One little sweet and hopeful question I miss sometimes--"Play with me?" I remember the tedious hours playing house and blocks and riding bikes up and down the driveway, but I also miss the curiosity and wonder those hours held as my littles explored their tiny world for the first time. I wonder what new windows of the world we can open together now? What questions can we ask together?

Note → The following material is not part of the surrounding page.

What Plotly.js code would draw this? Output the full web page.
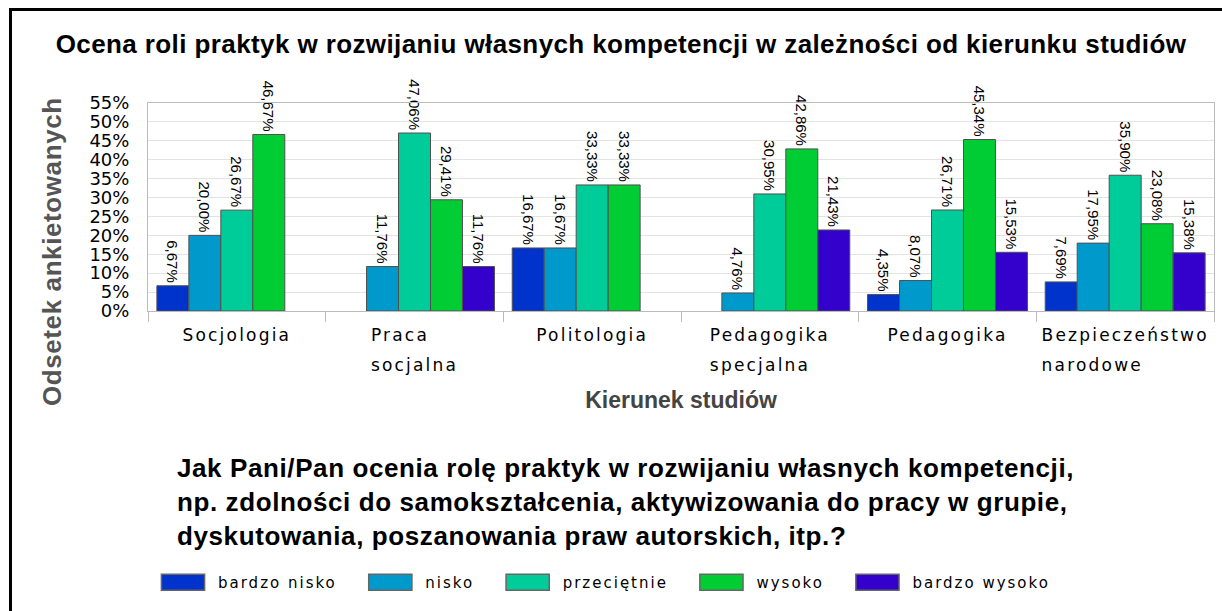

For the next few months on the blog, I'll write about answering some of those tough questions and navigating increasingly complex experiences with our kids as they wake to a world that extends far beyond our front yard. What are the questions our kids still need answered in the middle of their growing up? And what questions do they need us to raise for them? And when we get to the hard stuff like confronting our own privilege or issues like racism, poverty and gun violence, how much do we share? These are things Mark and I gladly grapple with as parents. We want our kids to know the world beyond our doorstep so that they can respond to its beauty with joy and its brokenness with compassion. But sometimes we wonder, what's appropriate at 8, 10 and 12? There are no hard, fast rules to help us answer these questions as parents. Only experiences. Only stories.

That's the common thread, then. Story. It's how we come to appreciate what we don't know or have just forgotten, learn from those who do remember or have already been there, and build communities of shared experience so we can step forward together. In the world of writing, teaching or parenting, there's no requirement to do things the same way or all hold the same opinions. In fact, this is true in every area of life. The only thing you have to do is show up. Listen. And maybe throw your oar in once in a while to help steer the ship.

Imagine if those were the rules we followed for all of life:
1. Show up
2. Listen to good stories
3. Work together

We all need help remembering what it is we're supposed to be doing from time to time. Humble enough to ask, quiet enough to listen, energized enough to act. That's what I'm hoping for in this new season. What are you hoping for?